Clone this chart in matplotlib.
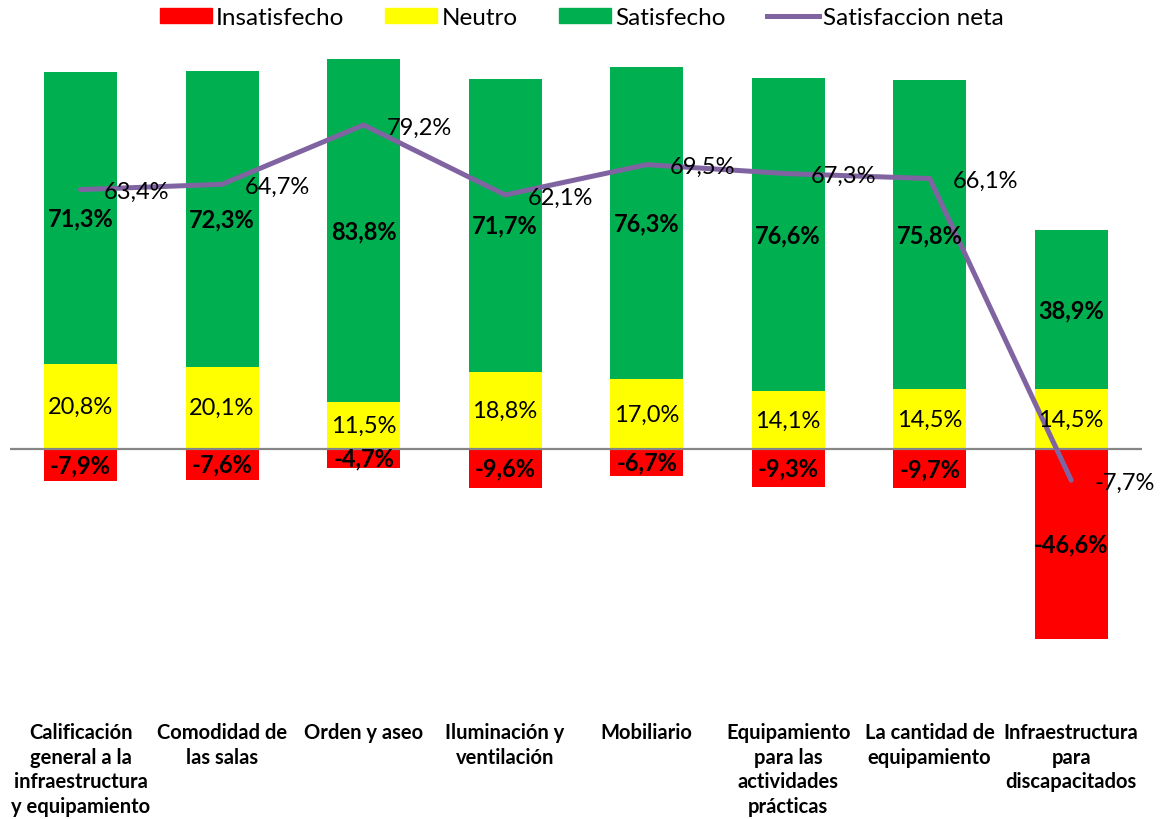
import matplotlib.pyplot as plt
from matplotlib.lines import Line2D
from matplotlib.patches import Patch

plt.rcParams['font.family'] = ['Lato', 'DejaVu Sans']

# Survey results per item (%)
categorias = [
    "Calificación\ngeneral a la\ninfraestructura\ny equipamiento",
    "Comodidad de\nlas salas",
    "Orden y aseo",
    "Iluminación y\nventilación",
    "Mobiliario",
    "Equipamiento\npara las\nactividades\nprácticas",
    "La cantidad de\nequipamiento",
    "Infraestructura\npara\ndiscapacitados",
]
insatisfecho = [-7.9, -7.6, -4.7, -9.6, -6.7, -9.3, -9.7, -46.6]
neutro = [20.8, 20.1, 11.5, 18.8, 17.0, 14.1, 14.5, 14.5]
satisfecho = [71.3, 72.3, 83.8, 71.7, 76.3, 76.6, 75.8, 38.9]
satisfaccion_neta = [63.4, 64.7, 79.2, 62.1, 69.5, 67.3, 66.1, -7.7]

ROJO = "#FF0000"
AMARILLO = "#FFFF00"
VERDE = "#00B050"
MORADO = "#8064A2"


def pct(v):
    return f"{v:.1f}%".replace(".", ",")


fig = plt.figure(figsize=(11.61, 8.2), dpi=100)
ax = fig.add_axes([0.0084, 0.1525, 0.9752, 0.7975])

x = list(range(len(categorias)))
w = 0.516

ax.bar(x, insatisfecho, w, color=ROJO)
ax.bar(x, neutro, w, color=AMARILLO)
ax.bar(x, satisfecho, w, bottom=neutro, color=VERDE)
ax.axhline(0, color="#868686", lw=1.6, zorder=3)
ax.plot(x, satisfaccion_neta, color=MORADO, lw=3.6, zorder=4,
        solid_capstyle="round", solid_joinstyle="miter")

fs = 17
for i in x:
    ax.text(i, insatisfecho[i] / 2, pct(insatisfecho[i]), ha="center",
            va="center", fontsize=fs, fontweight="bold", zorder=5)
    ax.text(i, neutro[i] / 2, pct(neutro[i]), ha="center", va="center",
            fontsize=fs, zorder=5)
    ax.text(i, neutro[i] + satisfecho[i] / 2, pct(satisfecho[i]),
            ha="center", va="center", fontsize=fs, fontweight="bold", zorder=5)
    ax.annotate(pct(satisfaccion_neta[i]), (i, satisfaccion_neta[i]),
                xytext=(16.5, -1.5), textcoords="offset points",
                ha="left", va="center", fontsize=fs, zorder=5)
    # category names sit in a block under the hidden axis floor
    ax.text(i, -66.8, categorias[i], ha="center", va="top", fontsize=14.5,
            fontweight="bold", linespacing=1.3)

ax.set_xlim(-0.5, len(categorias) - 0.5)
ax.set_ylim(-60, 100)
ax.axis("off")

handles = [
    Patch(color=ROJO, label="Insatisfecho"),
    Patch(color=AMARILLO, label="Neutro"),
    Patch(color=VERDE, label="Satisfecho"),
    Line2D([], [], color=MORADO, lw=3.6, label="Satisfaccion neta"),
]
fig.legend(handles=handles, loc="center", bbox_to_anchor=(0.501, 0.977),
           ncol=4, frameon=False, fontsize=17.5, handlelength=2.14,
           handleheight=0.56, handletextpad=0.17, columnspacing=1.7)

fig.savefig("out.png", dpi=100)
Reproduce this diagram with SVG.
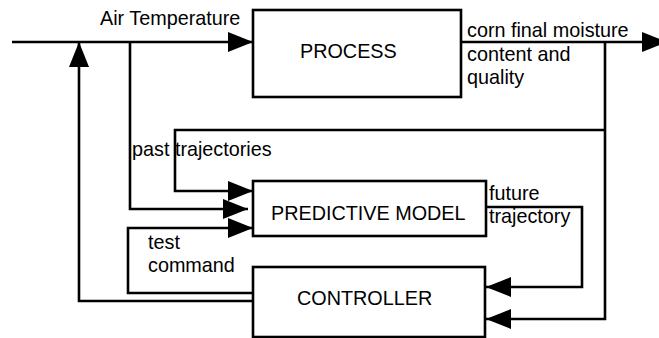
<svg xmlns="http://www.w3.org/2000/svg" width="659" height="338" viewBox="0 0 659 338">
<style>
.box{fill:#fff;stroke:#000;stroke-width:2.6}
.ln{fill:none;stroke:#000;stroke-width:2.6;stroke-linejoin:miter}
.arr{marker-end:url(#ah)}
text{font-family:"Liberation Sans",Arial,Helvetica,sans-serif;font-size:19.8px;fill:#000}
</style>
<defs>
<marker id="ah" markerUnits="userSpaceOnUse" markerWidth="26" markerHeight="21" refX="25" refY="10" orient="auto" overflow="visible">
<path d="M0,0 L25,10 L0,20 Z" fill="#000"/>
</marker>
</defs>
<rect width="659" height="338" fill="#fff"/>
<g id="connectors">
<path class="ln arr" d="M12,42 H253"/>
<path class="ln arr" d="M461,42 H667"/>
<path class="ln arr" d="M605,42 V319 H486"/>
<path class="ln arr" d="M605,130 H175 V191 H253"/>
<path class="ln arr" d="M130,42 V209 H248"/>
<path class="ln arr" d="M486,207 H582 V287 H486"/>
<path class="ln arr" d="M253,293 H128 V228 H253"/>
<path class="ln arr" d="M253,301 H79 V42"/>
</g>
<g id="labels">
<text x="100" y="25">Air Temperature</text>
<text x="467" y="37">corn final moisture</text>
<text x="467" y="61">content and</text>
<text x="467" y="84">quality</text>
<text x="132" y="156">past trajectories</text>
<text x="489" y="200">future</text>
<text x="489" y="223">trajectory</text>
<text x="148" y="249">test</text>
<text x="148" y="272">command</text>
</g>
<g id="process">
<rect class="box" x="253" y="10" width="208" height="87"/>
<text x="300" y="58">PROCESS</text>
</g>
<g id="predictive-model">
<rect class="box" x="253" y="181" width="233" height="55"/>
<text x="271" y="220">PREDICTIVE MODEL</text>
</g>
<g id="controller">
<rect class="box" x="253" y="267" width="232" height="70"/>
<text x="297" y="305">CONTROLLER</text>
</g>
</svg>
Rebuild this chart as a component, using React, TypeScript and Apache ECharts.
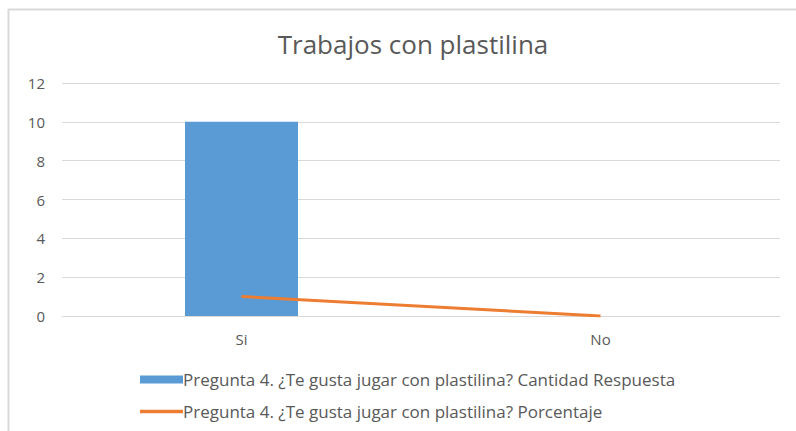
import React, { useEffect, useRef } from "react";
import * as echarts from "echarts";

const title = "Trabajos con plastilina";
const categories = ["Si", "No"];
const cantidadName = "Pregunta 4. ¿Te gusta jugar con plastilina? Cantidad Respuesta";
const porcentajeName = "Pregunta 4. ¿Te gusta jugar con plastilina? Porcentaje";
const cantidad = [10, 0];
const porcentaje = [1, 0];
const yTicks = [0, 2, 4, 6, 8, 10, 12];

const FONT = "'Open Sans', 'Noto Sans', sans-serif";

export default function App() {
  const ref = useRef<HTMLDivElement>(null);
  useEffect(() => {
    if (!ref.current) return;
    const chart = echarts.init(ref.current, undefined, { renderer: "svg" });
    chart.setOption({
      animation: false,
      backgroundColor: "#ffffff",
      title: {
        text: title,
        left: 408,
        top: 26,
        textAlign: "center",
        textStyle: { fontFamily: FONT, fontSize: 26, fontWeight: "normal", color: "#595959" },
      },
      graphic: [
        { type: "line", shape: { x1: 8, y1: 9.5, x2: 796, y2: 9.5 }, style: { stroke: "#d9d9d9", lineWidth: 2 } },
        { type: "line", shape: { x1: 8.5, y1: 9, x2: 8.5, y2: 431 }, style: { stroke: "#d9d9d9", lineWidth: 2 } },
      ],
      grid: { left: 62, right: 16, top: 83, height: 233, containLabel: false },
      legend: {
        orient: "vertical",
        left: 135,
        top: 366,
        itemGap: 15,
        itemWidth: 43,
        itemHeight: 8,
        symbolKeepAspect: true,
        textStyle: { fontFamily: FONT, fontSize: 17, color: "#595959", padding: [0, 0, 0, -5] },
        data: [
          { name: cantidadName, icon: "rect" },
          { name: porcentajeName, icon: "path://M0 0H43V3.5H0Z" },
        ],
      },
      xAxis: {
        type: "category",
        data: categories,
        axisLine: { show: true, lineStyle: { color: "#d9d9d9" } },
        axisTick: { show: false },
        axisLabel: { fontFamily: FONT, fontSize: 15, color: "#595959", margin: 15 },
      },
      yAxis: {
        type: "value",
        min: 0,
        max: 12,
        interval: 2,
        axisLine: { show: false },
        axisTick: { show: false },
        splitLine: { lineStyle: { color: "#d9d9d9" } },
        axisLabel: {
          fontFamily: FONT,
          fontSize: 15,
          color: "#595959",
          margin: 17,
          formatter: (v: number) => (yTicks.includes(v) ? String(v) : ""),
        },
      },
      series: [
        {
          name: cantidadName,
          type: "bar",
          data: cantidad,
          barWidth: 113,
          itemStyle: { color: "#5B9BD5" },
        },
        {
          name: porcentajeName,
          type: "line",
          data: porcentaje,
          showSymbol: false,
          symbol: "none",
          lineStyle: { color: "#ED7D31", width: 3 },
          itemStyle: { color: "#ED7D31" },
        },
      ],
    });
    return () => chart.dispose();
  }, []);
  return (
    <div
      ref={ref}
      style={{ position: "fixed", left: 0, top: 0, width: 796, height: 431 }}
    />
  );
}
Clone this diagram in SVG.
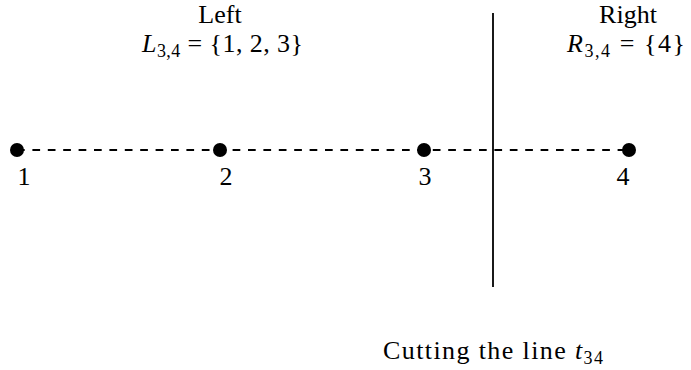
<svg xmlns="http://www.w3.org/2000/svg" width="691" height="370" viewBox="0 0 691 370">
<style>
text{font-family:"Liberation Serif","DejaVu Serif",serif;font-size:26px;fill:#000}
.it{font-style:italic}
.sub{font-size:18px}
.dot{fill:#000}
</style>
<rect width="691" height="370" fill="#fff"/>
<g id="connectors">
<line x1="17" y1="150" x2="629" y2="150" stroke="#000" stroke-width="1.8" stroke-dasharray="7.7,7.7"/>
<line x1="493" y1="13" x2="493" y2="287" stroke="#000" stroke-width="1.8"/>
</g>
<g id="node1"><circle class="dot" cx="17" cy="150" r="7"/><text x="24" y="185" text-anchor="middle">1</text></g>
<g id="node2"><circle class="dot" cx="220" cy="150" r="7"/><text x="226" y="185" text-anchor="middle">2</text></g>
<g id="node3"><circle class="dot" cx="424" cy="150" r="7"/><text x="425" y="185" text-anchor="middle">3</text></g>
<g id="node4"><circle class="dot" cx="629" cy="150" r="7"/><text x="623" y="185" text-anchor="middle">4</text></g>
<g id="left-label">
<text x="220" y="23" text-anchor="middle">Left</text>
<text x="142" y="52" textLength="161" lengthAdjust="spacing"><tspan class="it">L</tspan><tspan class="sub" dy="5">3,4</tspan><tspan dy="-5"> = {1, 2, 3}</tspan></text>
</g>
<g id="right-label">
<text x="628" y="23" text-anchor="middle">Right</text>
<text x="567" y="52" textLength="118" lengthAdjust="spacing"><tspan class="it">R</tspan><tspan class="sub" dy="5">3,4</tspan><tspan dy="-5"> = {4}</tspan></text>
</g>
<g id="caption">
<text x="383" y="359" textLength="220" lengthAdjust="spacing">Cutting the line <tspan class="it">t</tspan><tspan class="sub" dy="5">34</tspan></text>
</g>
</svg>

**YOUR GOAL:**
Give back exactly the lines from the first line of the data through the line with "plt.rcParams['font.family'] = ['Lato', 'DejaVu", pictures excluded.

**EXERCISE SOLUTION:**
Clone this chart in matplotlib.
import matplotlib.pyplot as plt
from matplotlib.lines import Line2D
from matplotlib.patches import Patch

plt.rcParams['font.family'] = ['Lato', 'DejaVu Sans']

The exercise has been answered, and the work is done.